▶ [Exercise task]: Return the line containing "What matplotlib code", the line containing "solid_joinstyle='round', label=series_names[1], zorder=3)", and every line between them, exactly as they stand. Output nothing else.

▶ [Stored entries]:

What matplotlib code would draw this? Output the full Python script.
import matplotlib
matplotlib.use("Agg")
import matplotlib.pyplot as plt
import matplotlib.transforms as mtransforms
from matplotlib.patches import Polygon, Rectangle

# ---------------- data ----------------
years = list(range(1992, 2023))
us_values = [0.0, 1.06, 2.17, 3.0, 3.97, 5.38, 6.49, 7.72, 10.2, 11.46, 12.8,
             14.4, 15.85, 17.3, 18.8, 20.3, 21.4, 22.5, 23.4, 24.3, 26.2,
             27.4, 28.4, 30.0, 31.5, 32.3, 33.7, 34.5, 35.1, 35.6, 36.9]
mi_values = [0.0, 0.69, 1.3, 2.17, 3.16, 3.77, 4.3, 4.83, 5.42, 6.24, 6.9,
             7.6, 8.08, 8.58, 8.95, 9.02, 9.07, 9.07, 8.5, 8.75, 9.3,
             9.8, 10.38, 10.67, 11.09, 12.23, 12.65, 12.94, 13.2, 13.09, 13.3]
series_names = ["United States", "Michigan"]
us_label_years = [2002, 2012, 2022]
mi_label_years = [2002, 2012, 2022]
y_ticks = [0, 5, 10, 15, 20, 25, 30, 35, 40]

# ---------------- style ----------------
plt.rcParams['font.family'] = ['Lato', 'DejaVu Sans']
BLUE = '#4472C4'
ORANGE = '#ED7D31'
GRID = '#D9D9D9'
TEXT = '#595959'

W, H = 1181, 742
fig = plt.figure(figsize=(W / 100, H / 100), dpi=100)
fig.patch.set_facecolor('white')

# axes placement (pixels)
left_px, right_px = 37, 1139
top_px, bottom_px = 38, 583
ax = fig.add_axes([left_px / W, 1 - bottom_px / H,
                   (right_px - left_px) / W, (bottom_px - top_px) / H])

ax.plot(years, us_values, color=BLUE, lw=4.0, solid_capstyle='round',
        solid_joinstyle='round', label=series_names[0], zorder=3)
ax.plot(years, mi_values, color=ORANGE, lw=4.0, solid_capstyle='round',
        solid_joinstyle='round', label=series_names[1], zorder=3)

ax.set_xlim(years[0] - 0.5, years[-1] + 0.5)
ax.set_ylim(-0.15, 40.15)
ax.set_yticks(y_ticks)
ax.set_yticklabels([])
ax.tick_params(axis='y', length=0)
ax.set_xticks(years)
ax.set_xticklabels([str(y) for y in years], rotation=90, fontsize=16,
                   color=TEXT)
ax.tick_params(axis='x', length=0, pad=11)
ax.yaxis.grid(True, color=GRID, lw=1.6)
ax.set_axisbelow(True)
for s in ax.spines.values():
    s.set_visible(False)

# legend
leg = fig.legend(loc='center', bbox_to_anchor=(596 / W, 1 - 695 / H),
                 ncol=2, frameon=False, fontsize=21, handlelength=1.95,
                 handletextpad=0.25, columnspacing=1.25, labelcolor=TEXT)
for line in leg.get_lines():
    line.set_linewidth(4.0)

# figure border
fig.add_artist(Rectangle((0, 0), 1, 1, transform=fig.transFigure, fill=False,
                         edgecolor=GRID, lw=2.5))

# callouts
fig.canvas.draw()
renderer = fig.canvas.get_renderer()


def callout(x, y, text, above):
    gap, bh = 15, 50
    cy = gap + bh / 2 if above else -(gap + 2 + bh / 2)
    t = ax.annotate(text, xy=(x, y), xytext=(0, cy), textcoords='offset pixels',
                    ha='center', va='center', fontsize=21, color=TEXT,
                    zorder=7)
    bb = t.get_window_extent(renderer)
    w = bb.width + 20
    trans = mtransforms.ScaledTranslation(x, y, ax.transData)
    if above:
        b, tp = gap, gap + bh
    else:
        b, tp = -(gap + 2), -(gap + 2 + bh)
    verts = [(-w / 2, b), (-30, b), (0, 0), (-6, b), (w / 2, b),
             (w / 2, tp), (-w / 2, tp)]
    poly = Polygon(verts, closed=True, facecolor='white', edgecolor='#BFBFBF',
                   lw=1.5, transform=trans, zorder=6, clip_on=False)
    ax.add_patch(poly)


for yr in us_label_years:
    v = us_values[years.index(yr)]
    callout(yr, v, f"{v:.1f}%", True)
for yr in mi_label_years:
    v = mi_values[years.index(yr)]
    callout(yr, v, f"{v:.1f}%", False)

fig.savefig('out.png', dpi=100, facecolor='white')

==

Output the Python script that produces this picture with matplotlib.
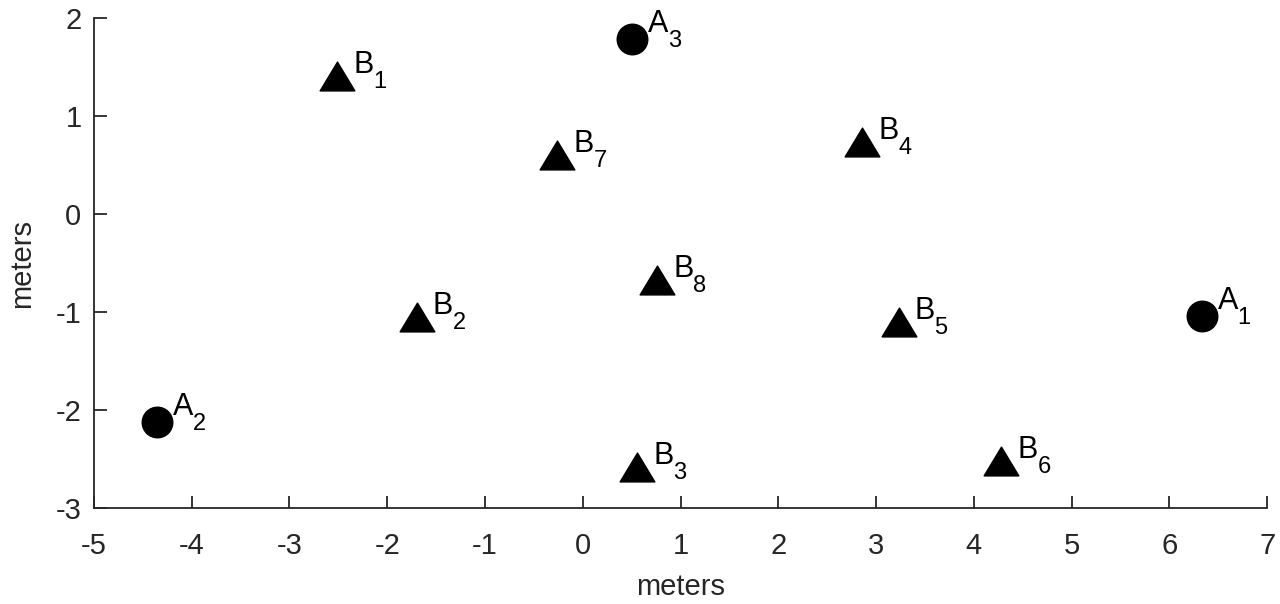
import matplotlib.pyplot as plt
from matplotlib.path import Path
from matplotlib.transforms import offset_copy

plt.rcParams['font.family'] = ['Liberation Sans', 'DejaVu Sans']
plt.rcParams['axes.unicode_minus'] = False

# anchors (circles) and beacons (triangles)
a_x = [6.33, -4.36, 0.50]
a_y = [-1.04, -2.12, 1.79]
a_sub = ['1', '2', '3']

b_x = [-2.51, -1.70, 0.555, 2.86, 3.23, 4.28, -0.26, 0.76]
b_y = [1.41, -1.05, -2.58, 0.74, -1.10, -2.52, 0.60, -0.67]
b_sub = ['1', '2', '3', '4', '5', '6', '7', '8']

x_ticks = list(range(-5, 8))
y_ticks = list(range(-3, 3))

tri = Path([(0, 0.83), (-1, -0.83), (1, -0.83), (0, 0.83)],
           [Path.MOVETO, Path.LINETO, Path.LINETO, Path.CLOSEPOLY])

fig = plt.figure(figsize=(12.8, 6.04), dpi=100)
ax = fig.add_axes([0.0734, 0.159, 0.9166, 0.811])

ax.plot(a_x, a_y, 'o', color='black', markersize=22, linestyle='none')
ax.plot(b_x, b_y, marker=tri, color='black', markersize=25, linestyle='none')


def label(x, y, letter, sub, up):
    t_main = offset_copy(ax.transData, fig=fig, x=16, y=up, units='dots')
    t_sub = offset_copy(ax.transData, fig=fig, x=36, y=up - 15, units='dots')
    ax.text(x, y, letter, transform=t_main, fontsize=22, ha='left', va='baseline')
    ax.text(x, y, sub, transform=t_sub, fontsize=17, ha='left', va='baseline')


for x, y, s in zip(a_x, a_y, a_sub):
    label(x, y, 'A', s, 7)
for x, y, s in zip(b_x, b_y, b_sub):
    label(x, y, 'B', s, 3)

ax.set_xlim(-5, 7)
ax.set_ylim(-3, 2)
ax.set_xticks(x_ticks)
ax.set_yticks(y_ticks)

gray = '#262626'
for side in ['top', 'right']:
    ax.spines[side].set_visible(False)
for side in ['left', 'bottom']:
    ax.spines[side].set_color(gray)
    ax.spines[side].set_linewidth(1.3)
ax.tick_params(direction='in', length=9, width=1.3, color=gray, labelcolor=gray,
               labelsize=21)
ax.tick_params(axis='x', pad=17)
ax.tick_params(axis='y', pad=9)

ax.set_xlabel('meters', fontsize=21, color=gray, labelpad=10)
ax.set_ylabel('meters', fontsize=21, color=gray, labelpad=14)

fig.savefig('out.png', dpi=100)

▶ [Solution to this task]:
What matplotlib code would draw this? Output the full Python script.
import matplotlib
matplotlib.use("Agg")
import matplotlib.pyplot as plt
import matplotlib.transforms as mtransforms
from matplotlib.patches import Polygon, Rectangle

# ---------------- data ----------------
years = list(range(1992, 2023))
us_values = [0.0, 1.06, 2.17, 3.0, 3.97, 5.38, 6.49, 7.72, 10.2, 11.46, 12.8,
             14.4, 15.85, 17.3, 18.8, 20.3, 21.4, 22.5, 23.4, 24.3, 26.2,
             27.4, 28.4, 30.0, 31.5, 32.3, 33.7, 34.5, 35.1, 35.6, 36.9]
mi_values = [0.0, 0.69, 1.3, 2.17, 3.16, 3.77, 4.3, 4.83, 5.42, 6.24, 6.9,
             7.6, 8.08, 8.58, 8.95, 9.02, 9.07, 9.07, 8.5, 8.75, 9.3,
             9.8, 10.38, 10.67, 11.09, 12.23, 12.65, 12.94, 13.2, 13.09, 13.3]
series_names = ["United States", "Michigan"]
us_label_years = [2002, 2012, 2022]
mi_label_years = [2002, 2012, 2022]
y_ticks = [0, 5, 10, 15, 20, 25, 30, 35, 40]

# ---------------- style ----------------
plt.rcParams['font.family'] = ['Lato', 'DejaVu Sans']
BLUE = '#4472C4'
ORANGE = '#ED7D31'
GRID = '#D9D9D9'
TEXT = '#595959'

W, H = 1181, 742
fig = plt.figure(figsize=(W / 100, H / 100), dpi=100)
fig.patch.set_facecolor('white')

# axes placement (pixels)
left_px, right_px = 37, 1139
top_px, bottom_px = 38, 583
ax = fig.add_axes([left_px / W, 1 - bottom_px / H,
                   (right_px - left_px) / W, (bottom_px - top_px) / H])

ax.plot(years, us_values, color=BLUE, lw=4.0, solid_capstyle='round',
        solid_joinstyle='round', label=series_names[0], zorder=3)
ax.plot(years, mi_values, color=ORANGE, lw=4.0, solid_capstyle='round',
        solid_joinstyle='round', label=series_names[1], zorder=3)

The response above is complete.